Eu só tenho um par de olhos. E ambos são os olhos da ciência e os da fé. Não consigo separar os olhares porque são complementares e fazem parte de mim. Minha fé é um importante suporte para a razão. E a ciência é uma tentativa de usar a inteligência que Deus nos deu para entender a lógica do universo; também para aprender mais sobre Deus, que é quem criou a beleza maravilhosa de tudo o que estamos vendo.

 

O Quinteto de Stephan é um grupo de cinco galáxias na constelação de Pégaso, a cerca de 290 milhões de anos-luz da Terra (Foto: NASA | James Webb)

 

Se tudo correr bem, no próximo verão o telescópio Webb começará a transmitir de volta à Terra imagens do espaço de eventos que ocorreram há mais de 13 bilhões de anos: uma data relativamente próxima de quando o universo começou a se formar. Alguns cristãos estão um pouco nervosos... o que você acha?

 

Qualquer cristão que tem medo do que a ciência revela sobre o universo simplesmente não tem fé em sua fé! E se alguém tem medo da verdade, é porque não sabe nada sobre fé ou ciência. Nossa compreensão de Deus nunca é completa e nunca será perfeita... Assim como um casal pode continuar a se surpreender mesmo depois de 50 anos de casamento.
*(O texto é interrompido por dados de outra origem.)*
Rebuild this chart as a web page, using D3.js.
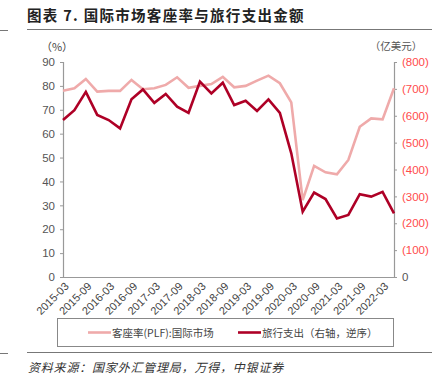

 (Foto: NASA | James Webb)

 

Nesse sentido, você acha que as revelações que o telescópio Webb pode fazer podem mudar as teorias sobre o criacionismo na Igreja?

 

A verdade é que não. A Igreja Católica entendeu que o que aprendemos sobre a ciência só pode aumentar nosso deleite e alegria diante de Deus, nosso Criador. Essa ideia está presente em textos dos Doutores da Igreja de séculos atrás, até mesmo na época romana. Por exemplo, para Santo Agostinho já está claro que fé e razão são as duas forças que nos levam a conhecer. A ideia de que a Bíblia deve ser lida de alguma forma como um texto científico é uma heresia moderna, decorrente de um mal-entendido e confusão do século 19 sobre a natureza da ciência e a natureza das escrituras bíblicas.

 

A Nebulosa do Anel Sul em luz infravermelha próxima e média, iluminada por uma estrela em seus últimos estágios (Foto: NASA | James Webb)

 

O padre Georges Lemaître, padre e cientista belga, foi um dos criadores da teoria do Big Bang sobre o início do universo. É a prova de que um católico pode contribuir com alguma coisa para a ciência?

 

Qualquer um que afirme que você não pode acreditar em Deus e ser um cientista é um mentiroso ou, no mínimo, completamente ignorante. Cada aparelho elétrico tem uma classificação de amp e volts; Procure quem foram o Dr. Volta e o Dr. Ampère, e você verá que ambos eram católicos devotos. Assim como o monge Gregor Mendel, que inventou a genética; ou o padre Secchi, que acrescentou um prisma à lente de seu telescópio. Também hoje existem muitos cientistas que são pessoas de fé. Incluindo a dúzia de astrônomos do Observatório do Vaticano.